Come è possibile giustificare questo documento che, pur essendo stato scritto da Ratzinger in due settimane, sottoposto al vaglio della Segreteria di Stato sotto il sigillo del segreto pontificio, era anche affollato da errori sintattici, imperfezioni stilistiche e, soprattutto, da enormi errori canonici?

Come si spiega il mistero del papato emerito, inesistente nel diritto canonico?

L’uso del Latino non è un caso

Perché Ratzinger nel 2016 scrive: “Avrei potuto scrivere la Declaratio in italiano ma c’era il pericolo che commettessi qualche errore”?

E’ presto detto: se avesse scritto in italiano “rinuncio al mio ministero in modo che la sede resti vacante” non ci sarebbero state ambiguità, e lui avrebbe abdicato commettendo l’ “errore storico” di lasciare la Sede Apostolica legalmente in mano ai suoi nemici, la Mafia di San Gallo che sponsorizzava il gesuita Bergoglio.

E invece, solo in latino esiste la mirabile distinzione fra munus e ministerium, solo in latino poteva fare riferimento all’hora vigesima che pospone l’entrata in vigore della rinuncia al ministerium alla prima ora (le 13.00 del 1° marzo) dopo la convocazione del conclave abusivo che dava compiuta realizzazione alla sede impedita, dove il papa, appunto conserva il munus (essere papa) ma perde il ministerium (fare il papa). Per ricostruire in breve il congegno canonico di papa Benedetto, vi rimandiamo ai due brevi documentari Dies Irae e Intelligenti pauca.

Ecco perché proprio l’approfondita conoscenza dei danni del Concilio e del modernismo si rivela un tragico boomerang in quanto consente ai più colti di costruire ardite teorie per giustificare una “visione  frontale”, dove una Declaratio intesa come abdicazione appare un abnorme pasticcio.

Il bivio per i tradizionalisti

In questa ottica, per forza di cose si devono imputare a Ratzinger influenze moderniste, ignoranza, faciloneria, approssimazione. Prova ne sia che il vaticanista Aldo Maria Valli continua imperterrito a sfornare libri in questo senso, del tutto impermeabile a qualsiasi spiegazione che gli offra un altro punto di vista. Si produce inevitabilmente uno screditamento continuo di uno dei papi più grandi della storia e, probabilmente, di un futuro santo.

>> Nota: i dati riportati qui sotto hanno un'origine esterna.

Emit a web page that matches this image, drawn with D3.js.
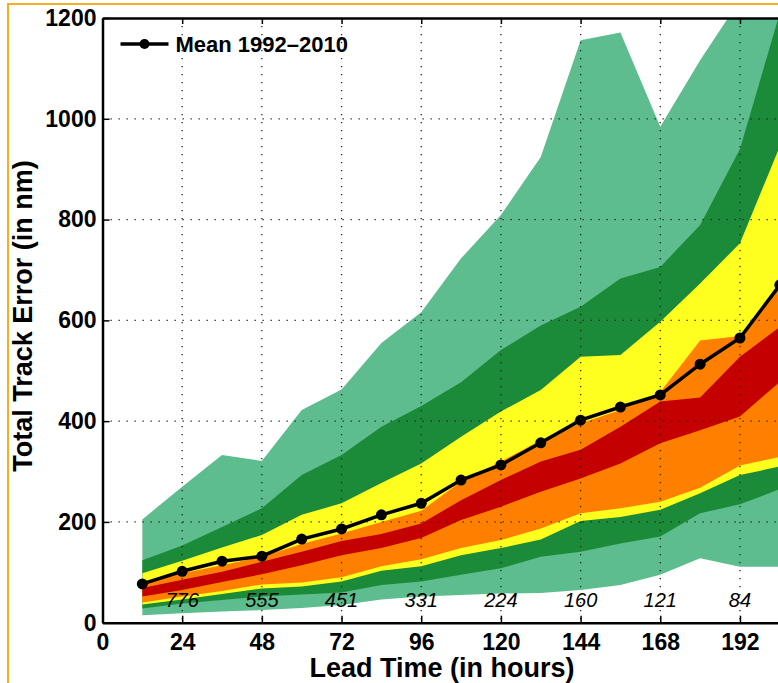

Ma il rischio madornale è che il livore maturato nei decenni del post Concilio verso i papi che hanno dovuto subire le pressioni della massoneria ecclesiastica, a volte cedendo ad alcuni piccoli compromessi, impedisca il cambio di visuale e il riconoscimento della Declaratio per quello che è in realtà: un annuncio auto-avverante di un colpo di stato e di una collocazione del papa in sede impedita.

Questa incomprensione costituirà un danno enorme, millenario, perché fornirà l’alibi per un prossimo conclave-inciucio che vi regalerà un altro antipapa e sancirà la fine della Chiesa canonica visibile.

Ora, per i tradizionalisti che fino ad oggi hanno martoriato il Vicario di Cristo accusandolo di essere un pasticcione modernista, e quindi, di fatto, un uomo dispettoso, crudele e vanesio, si apre un bivio escatologico: o riconoscere l’errore di visuale e collaborare attivamente per risolvere la situazione, spingendo il Collegio cardinalizio pre-2013 ad applicare come un maglio la Universi Dominici Gregis, che risolve la questione, oppure rimanere orgogliosamente e ostinatamente arroccati nella loro visione univoca. In ottica di fede, questo equivale ad anteporre l’avversione per i papi postconciliari all’amore per Cristo e per la Chiesa.